◆ Exercise goal
Write out the full listing exactly as given, minus the images.

◆ Supplied data
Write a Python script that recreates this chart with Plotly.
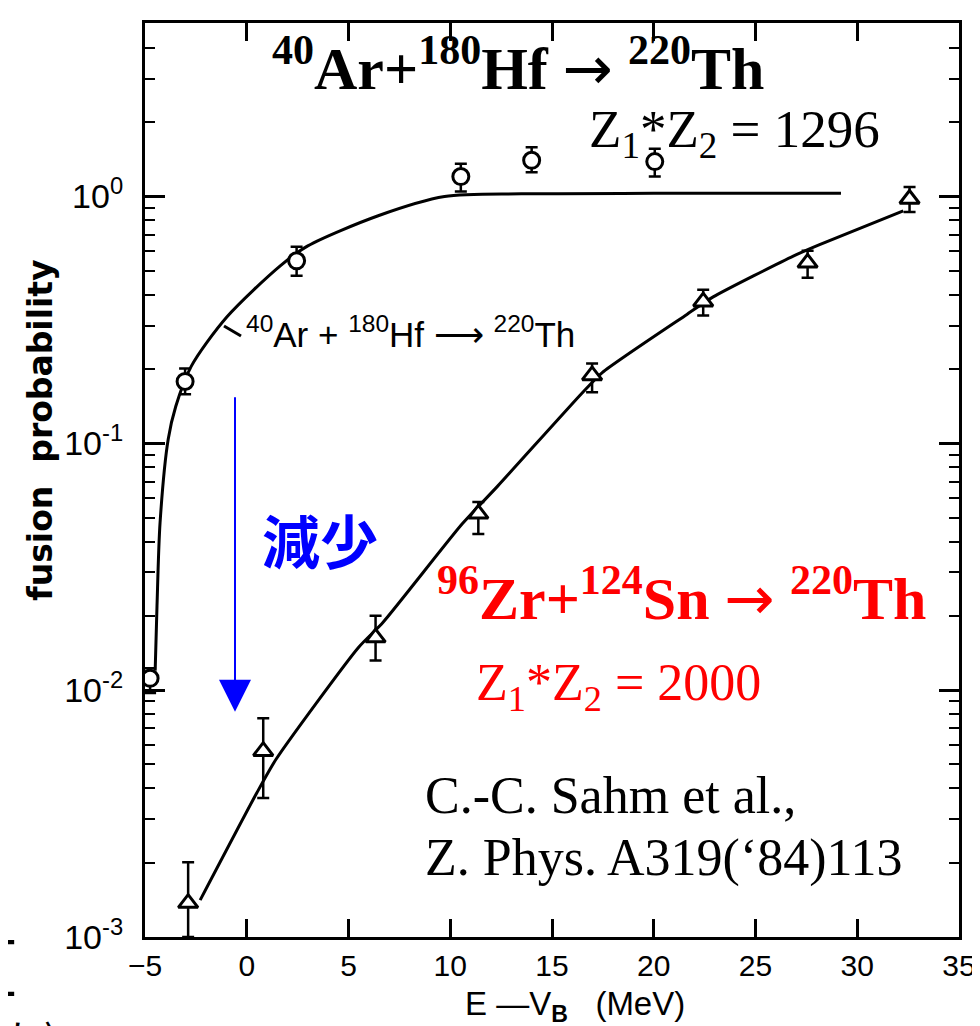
import plotly.graph_objects as go

# ---- data ----
# 40Ar + 180Hf -> 220Th (open circles)
ar_x = [-4.75, -3.03, 2.45, 10.52, 14.0, 20.05]
ar_y = [0.01117, 0.1782, 0.549, 1.205, 1.402, 1.385]
ar_hi = [0.01227, 0.201, 0.626, 1.359, 1.582, 1.563]
ar_lo = [0.00973, 0.158, 0.478, 1.048, 1.254, 1.205]

# 96Zr + 124Sn -> 220Th (open triangles)
zr_x = [-2.88, 0.81, 6.33, 11.38, 16.97, 22.43, 27.56, 32.57]
zr_y = [0.001372, 0.00566, 0.01633, 0.0518, 0.1884, 0.375, 0.5385, 0.977]
zr_hi = [0.00201, 0.00769, 0.02003, 0.0579, 0.2107, 0.4195, 0.6023, 1.092]
zr_lo = [0.0010, 0.00366, 0.01318, 0.04295, 0.1609, 0.3294, 0.4686, 0.866]

# hand-drawn curves through the data
ar_curve_x = [-4.50, -4.41, -4.26, -3.86, -3.49, -2.73, -0.98, 1.66, 3.0, 6.46, 9.72, 13.5, 20.0, 29.2]
ar_curve_y = [0.0120, 0.0220, 0.0477, 0.104, 0.141, 0.205, 0.325, 0.525, 0.631, 0.836, 1.0, 1.025, 1.03, 1.03]

zr_curve_x = [-2.29, 0.49, 1.44, 5.49, 6.69, 10.59, 12.33, 16.47, 17.47, 21.63, 22.92, 26.88, 28.12, 32.26]
zr_curve_y = [0.00141, 0.00383, 0.00525, 0.0149, 0.0188, 0.0472, 0.0671, 0.1596, 0.1936, 0.333, 0.392, 0.575, 0.637, 0.875]

x_ticks = [-5, 0, 5, 10, 15, 20, 25, 30, 35]
y_ticks = [0.001, 0.01, 0.1, 1]
y_ticktext = ["10<sup>-3</sup>", "10<sup>-2</sup>", "10<sup>-1</sup>", "10<sup>0</sup>"]
y_minor = [m * 10.0 ** e for e in (-3, -2, -1, 0) for m in range(2, 10)]

# ---- geometry helpers (pixel -> paper) ----
W, H = 980, 1026
L, R, T, B = 137, 951, 12, 929


def px(x):
    return (x - L) / (R - L)


def py(y):
    return (B - y) / (B - T)


SANS = "Liberation Sans Narrow, Liberation Sans, Arial, sans-serif"
SERIF = "Liberation Serif, Times New Roman, serif"
ARROW = '<span style="font-family:DejaVu Sans">→</span>'

fig = go.Figure()

fig.add_trace(go.Scatter(x=ar_curve_x, y=ar_curve_y, mode="lines",
                         line=dict(color="black", width=3, shape="spline", smoothing=0.8),
                         hoverinfo="skip", showlegend=False))
fig.add_trace(go.Scatter(x=zr_curve_x, y=zr_curve_y, mode="lines",
                         line=dict(color="black", width=3, shape="spline", smoothing=0.6),
                         hoverinfo="skip", showlegend=False))

fig.add_trace(go.Scatter(
    x=ar_x, y=ar_y, mode="markers", showlegend=False,
    marker=dict(symbol="circle", size=16, color="white", line=dict(color="black", width=3)),
    error_y=dict(type="data", symmetric=False,
                 array=[h - v for h, v in zip(ar_hi, ar_y)],
                 arrayminus=[v - l for v, l in zip(ar_y, ar_lo)],
                 color="black", thickness=2.5, width=6)))
fig.add_trace(go.Scatter(
    x=zr_x, y=zr_y, mode="markers", showlegend=False,
    marker=dict(symbol="triangle-up", size=17, color="white", line=dict(color="black", width=3)),
    error_y=dict(type="data", symmetric=False,
                 array=[h - v for h, v in zip(zr_hi, zr_y)],
                 arrayminus=[v - l for v, l in zip(zr_y, zr_lo)],
                 color="black", thickness=2.5, width=6)))

ann = []


def text(x, y, s, size, color="black", family=SERIF, xanchor="center", angle=0):
    ann.append(dict(xref="paper", yref="paper", x=px(x), y=py(y), text=s, showarrow=False,
                    xanchor=xanchor, yanchor="middle", textangle=angle, borderpad=0,
                    font=dict(size=size, color=color, family=family)))


text(510, 54, "<b><sup>40</sup>Ar+<sup>180</sup>Hf</b> " + ARROW + " <b><sup>220</sup>Th</b>", 60)
text(726, 122, "Z<sub>1</sub>*Z<sub>2</sub> = 1296", 53)
text(673, 586, "<b><sup>96</sup>Zr+<sup>124</sup>Sn</b> " + ARROW + " <b><sup>220</sup>Th</b>", 60, color="#FF0000")
text(610, 678, "Z<sub>1</sub>*Z<sub>2</sub> = 2000", 52, color="#FF0000")
text(416, 787, "C.-C. Sahm et al.,", 52, xanchor="left")
text(416, 850, "Z. Phys. A319(‘84)113", 52, xanchor="left")
text(312, 530, "<b>減少</b>", 58, color="#0000FF", family="Noto Sans CJK JP")
text(402, 322, "<sup>40</sup>Ar + <sup>180</sup>Hf ⟶ <sup>220</sup>Th", 35, family=SANS)
text(33, 421, "<b>fusion  probability</b>", 33, family="DejaVu Sans", angle=-90)
text(567, 998, "E —V<sub><b>B</b></sub>   (MeV)", 33, family=SANS)
# cropped fragments of neighbouring slide text at the lower-left edge
text(0, 958, "[", 62, family="DejaVu Sans")
text(22, 1030, "ち)", 42, family="Noto Sans CJK JP")

# blue arrow
ann.append(dict(xref="paper", yref="paper", x=px(227), y=py(703), ax=0, ay=387 - 703,
                axref="pixel", ayref="pixel", text="", showarrow=True,
                arrowhead=2, arrowsize=3.2, arrowwidth=2, arrowcolor="#0000FF"))

fig.update_layout(
    width=W, height=H,
    margin=dict(l=L, r=W - R, t=T, b=H - B, pad=0),
    paper_bgcolor="white", plot_bgcolor="white",
    annotations=ann,
    shapes=[dict(type="line", xref="paper", yref="paper",
                 x0=px(216), y0=py(316), x1=px(233), y1=py(326),
                 line=dict(color="black", width=3))],
    xaxis=dict(range=[-5, 35], tickmode="array", tickvals=x_ticks,
               ticks="inside", ticklen=18, tickwidth=2.5, tickcolor="black",
               showline=True, linewidth=3, linecolor="black", mirror="allticks",
               showgrid=False, zeroline=False,
               tickfont=dict(size=30, family=SANS, color="black")),
    yaxis=dict(type="log", range=[-3, 0.703], tickmode="array",
               tickvals=y_ticks, ticktext=y_ticktext,
               ticks="inside", ticklen=20, tickwidth=2.5, tickcolor="black",
               minor=dict(tickmode="array", tickvals=y_minor, ticks="inside",
                          ticklen=10, tickwidth=2, tickcolor="black", showgrid=False),
               showline=True, linewidth=3, linecolor="black", mirror="allticks",
               showgrid=False, zeroline=False, ticklabelstandoff=12,
               tickfont=dict(size=34, family=SANS, color="black")),
)

fig.write_html("out.html")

◆ Exercise output
Write a Python script that recreates this chart with Plotly.
import plotly.graph_objects as go

# ---- data ----
# 40Ar + 180Hf -> 220Th (open circles)
ar_x = [-4.75, -3.03, 2.45, 10.52, 14.0, 20.05]
ar_y = [0.01117, 0.1782, 0.549, 1.205, 1.402, 1.385]
ar_hi = [0.01227, 0.201, 0.626, 1.359, 1.582, 1.563]
ar_lo = [0.00973, 0.158, 0.478, 1.048, 1.254, 1.205]

# 96Zr + 124Sn -> 220Th (open triangles)
zr_x = [-2.88, 0.81, 6.33, 11.38, 16.97, 22.43, 27.56, 32.57]
zr_y = [0.001372, 0.00566, 0.01633, 0.0518, 0.1884, 0.375, 0.5385, 0.977]
zr_hi = [0.00201, 0.00769, 0.02003, 0.0579, 0.2107, 0.4195, 0.6023, 1.092]
zr_lo = [0.0010, 0.00366, 0.01318, 0.04295, 0.1609, 0.3294, 0.4686, 0.866]

# hand-drawn curves through the data
ar_curve_x = [-4.50, -4.41, -4.26, -3.86, -3.49, -2.73, -0.98, 1.66, 3.0, 6.46, 9.72, 13.5, 20.0, 29.2]
ar_curve_y = [0.0120, 0.0220, 0.0477, 0.104, 0.141, 0.205, 0.325, 0.525, 0.631, 0.836, 1.0, 1.025, 1.03, 1.03]

zr_curve_x = [-2.29, 0.49, 1.44, 5.49, 6.69, 10.59, 12.33, 16.47, 17.47, 21.63, 22.92, 26.88, 28.12, 32.26]
zr_curve_y = [0.00141, 0.00383, 0.00525, 0.0149, 0.0188, 0.0472, 0.0671, 0.1596, 0.1936, 0.333, 0.392, 0.575, 0.637, 0.875]

x_ticks = [-5, 0, 5, 10, 15, 20, 25, 30, 35]
y_ticks = [0.001, 0.01, 0.1, 1]
y_ticktext = ["10<sup>-3</sup>", "10<sup>-2</sup>", "10<sup>-1</sup>", "10<sup>0</sup>"]
y_minor = [m * 10.0 ** e for e in (-3, -2, -1, 0) for m in range(2, 10)]

# ---- geometry helpers (pixel -> paper) ----
W, H = 980, 1026
L, R, T, B = 137, 951, 12, 929


def px(x):
    return (x - L) / (R - L)


def py(y):
    return (B - y) / (B - T)


SANS = "Liberation Sans Narrow, Liberation Sans, Arial, sans-serif"
SERIF = "Liberation Serif, Times New Roman, serif"
ARROW = '<span style="font-family:DejaVu Sans">→</span>'

fig = go.Figure()

fig.add_trace(go.Scatter(x=ar_curve_x, y=ar_curve_y, mode="lines",
                         line=dict(color="black", width=3, shape="spline", smoothing=0.8),
                         hoverinfo="skip", showlegend=False))
fig.add_trace(go.Scatter(x=zr_curve_x, y=zr_curve_y, mode="lines",
                         line=dict(color="black", width=3, shape="spline", smoothing=0.6),
                         hoverinfo="skip", showlegend=False))

fig.add_trace(go.Scatter(
    x=ar_x, y=ar_y, mode="markers", showlegend=False,
    marker=dict(symbol="circle", size=16, color="white", line=dict(color="black", width=3)),
    error_y=dict(type="data", symmetric=False,
                 array=[h - v for h, v in zip(ar_hi, ar_y)],
                 arrayminus=[v - l for v, l in zip(ar_y, ar_lo)],
                 color="black", thickness=2.5, width=6)))
fig.add_trace(go.Scatter(
    x=zr_x, y=zr_y, mode="markers", showlegend=False,
    marker=dict(symbol="triangle-up", size=17, color="white", line=dict(color="black", width=3)),
    error_y=dict(type="data", symmetric=False,
                 array=[h - v for h, v in zip(zr_hi, zr_y)],
                 arrayminus=[v - l for v, l in zip(zr_y, zr_lo)],
                 color="black", thickness=2.5, width=6)))

ann = []


def text(x, y, s, size, color="black", family=SERIF, xanchor="center", angle=0):
    ann.append(dict(xref="paper", yref="paper", x=px(x), y=py(y), text=s, showarrow=False,
                    xanchor=xanchor, yanchor="middle", textangle=angle, borderpad=0,
                    font=dict(size=size, color=color, family=family)))


text(510, 54, "<b><sup>40</sup>Ar+<sup>180</sup>Hf</b> " + ARROW + " <b><sup>220</sup>Th</b>", 60)
text(726, 122, "Z<sub>1</sub>*Z<sub>2</sub> = 1296", 53)
text(673, 586, "<b><sup>96</sup>Zr+<sup>124</sup>Sn</b> " + ARROW + " <b><sup>220</sup>Th</b>", 60, color="#FF0000")
text(610, 678, "Z<sub>1</sub>*Z<sub>2</sub> = 2000", 52, color="#FF0000")
text(416, 787, "C.-C. Sahm et al.,", 52, xanchor="left")
text(416, 850, "Z. Phys. A319(‘84)113", 52, xanchor="left")
text(312, 530, "<b>減少</b>", 58, color="#0000FF", family="Noto Sans CJK JP")
text(402, 322, "<sup>40</sup>Ar + <sup>180</sup>Hf ⟶ <sup>220</sup>Th", 35, family=SANS)
text(33, 421, "<b>fusion  probability</b>", 33, family="DejaVu Sans", angle=-90)
text(567, 998, "E —V<sub><b>B</b></sub>   (MeV)", 33, family=SANS)
# cropped fragments of neighbouring slide text at the lower-left edge
text(0, 958, "[", 62, family="DejaVu Sans")
text(22, 1030, "ち)", 42, family="Noto Sans CJK JP")

# blue arrow
ann.append(dict(xref="paper", yref="paper", x=px(227), y=py(703), ax=0, ay=387 - 703,
                axref="pixel", ayref="pixel", text="", showarrow=True,
                arrowhead=2, arrowsize=3.2, arrowwidth=2, arrowcolor="#0000FF"))

fig.update_layout(
    width=W, height=H,
    margin=dict(l=L, r=W - R, t=T, b=H - B, pad=0),
    paper_bgcolor="white", plot_bgcolor="white",
    annotations=ann,
    shapes=[dict(type="line", xref="paper", yref="paper",
                 x0=px(216), y0=py(316), x1=px(233), y1=py(326),
                 line=dict(color="black", width=3))],
    xaxis=dict(range=[-5, 35], tickmode="array", tickvals=x_ticks,
               ticks="inside", ticklen=18, tickwidth=2.5, tickcolor="black",
               showline=True, linewidth=3, linecolor="black", mirror="allticks",
               showgrid=False, zeroline=False,
               tickfont=dict(size=30, family=SANS, color="black")),
    yaxis=dict(type="log", range=[-3, 0.703], tickmode="array",
               tickvals=y_ticks, ticktext=y_ticktext,
               ticks="inside", ticklen=20, tickwidth=2.5, tickcolor="black",
               minor=dict(tickmode="array", tickvals=y_minor, ticks="inside",
                          ticklen=10, tickwidth=2, tickcolor="black", showgrid=False),
               showline=True, linewidth=3, linecolor="black", mirror="allticks",
               showgrid=False, zeroline=False, ticklabelstandoff=12,
               tickfont=dict(size=34, family=SANS, color="black")),
)

fig.write_html("out.html")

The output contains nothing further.